Waters Brings Years Of Graphic Design Experience Into Each Class He Teaches At Una.
Oct. 08, 2014
Michelle Eubanks, UNA, at firstname.lastname@example.org, 256.765.4392 or 256.606.2033
By Bryan Rachal, Public Affairs and Media Relations
FLORENCE, Ala. - John Waters can quickly tell you his favorite and least favorite fonts; that's what decades in the graphic design business will do to you. You know what works; and for Waters it's Italian Garamond, and most definitely not Comic Sans.
What Waters was a little hesitant to discuss is all the accolades he's received for his graphic design. For example, he was selected by the readers of "Graphic Design USA" as one of the 50 most influential graphic designers of the past 50 years. That's quite the achievement; and now, Waters has brought that expertise to the University of North Alabama.
Waters is currently serving as a visiting associate professor of art at UNA, specifically in the area of graphic design. UNA is interesting choice for a person like Waters who said he considers himself a native New Yorker, but after spending eight years as a professor and chair of graphic design at the Savanah College of Art and Design in Georgia, Waters understands, like so many of us, that once you get a taste of the South, it's hard to leave.
Waters began his career by studying graphic design at Virginia Commonwealth University. Upon graduation he decided he would pursue his dreams in the Big Apple. New York had always been appealing to him and being young and impetuous, that's the first place he headed to find a job.
"So I went up to New York and I had one job for six months, and I said, geez, I think I can do this better myself. I was young and stupid and had no idea what I was doing, so I started freelancing and turned that into a business; and that's what I did for the next 25 years."

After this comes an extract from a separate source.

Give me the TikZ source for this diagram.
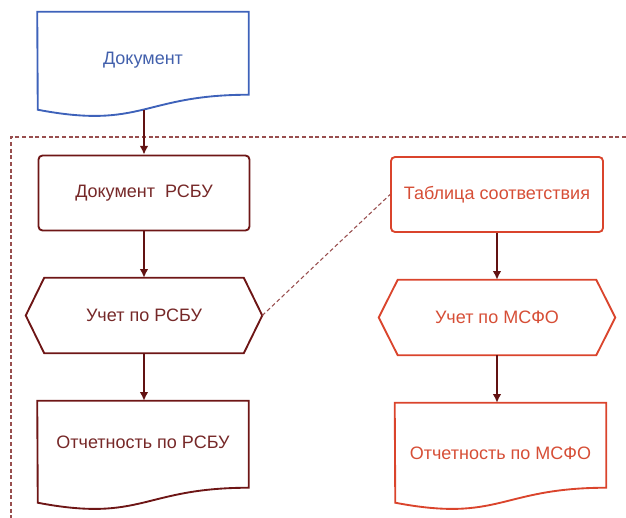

It wasn't just some business, though. Waters Design and Associates, Inc., grew to 55 full-time employees by 2003 and was an award-winning firm with clients such as American Express, IBM, The Ohio Arts Council and countless others. Waters said the firm worked to provide their clients with brand strategy, marketing plans and communication programs. That's also one way that graphic design differs from other careers in the art world, he said.
"We do some advertising, but mostly branding. It has to do with branding and marketing. Sometimes it's advertising, but sometimes it's developing a way of finding system, a sign system for like an airport. You know somebody has to do all that signage; that's a graphic designer. Today, it encompasses so many things: print design, web design, experience design and information design, which is a very big area now. So it's a broad field."
Waters said that while an abundance of artistic skills will certainly help a person become a good graphic designer, fundamental to graphic design is probably typography, because type is involved in almost all visual communications.
At the same time Waters was operating his business, he also began teaching as an adjunct professor. It started with the Pratt Institute and then he added the School of Visual Arts - Syracuse University would follow later. As the years passed, Waters perfected his craft in the boardroom and in the classroom until Sept. 11, 2001.
"9/11 was when I shut my business down; well, it was right after that but it was all caused by 9/11. I had moved my office down to lower Manhattan, so we were literally right across the street from the Twin Towers. So we were blown out of our office and I spent the next eight months trying to figure out what to do."
Waters said that kind of changed his life. After dealing with insurance companies and the city, he'd finally had enough and he closed his business. But he had to figure out what to do next, so he wrote a book and helped his wife with her work, among other endeavors. Waters said he knew he didn't want to start another business, so he decided to turn his passion for teaching into his new career.
Shortly after, Waters was offered a position at the Savanah School of Art and Design, a far cry from the bustling streets of NYC. "At the time I thought I was probably losing my mind. I mean I'd been in New York all my life, now I'm going to some small town in the South I don't even know. This is nuts!" Waters told himself he'd do it for a year; but as many of us often do, he changed his mind and fell in love with the environment, the people, and even more so, with teaching.
The years quickly passed and one year soon stretched to eight. Waters said he taught everything in the graphic design curriculum at SCAD and eventually became chair of the department. Once he became chair though, Waters said his time in the classroom dwindled and his administrative work increased.
"Being chair was good but after three years of it, I really felt like I wanted to get back in the classroom. Being chair there you just couldn't really teach." So Waters ended up back in the classroom for another three years.
But, as is the case with many things, Waters said he felt like it was the right time to move on. He began looking into other schools and the University of North Alabama was kind of like the bowl of porridge from Goldilocks and the Three Bears: Not too big, not too small and a heavy emphasis on the integration of fines arts and commercial arts (the bears were artists too, maybe?).
"I've always been an artist outside of my business, I've done collage work and sculptures, and I was finding that harder and harder to do. This is why this school in particular appealed to me," he said.
Waters had never been to Florence or spent any time in Alabama, but he said, "I'd never spent any time in Savanah, Georgia, before either and it worked out there!" He was brought in for an interview; he met the staff and the rest is history.
Waters will be teaching an advanced digital media course which will work with motion graphics and kinetic typography. He's also teaching some intro to design courses as well. His favorite part about UNA so far: The students! Well that is until they start using Comic Sans!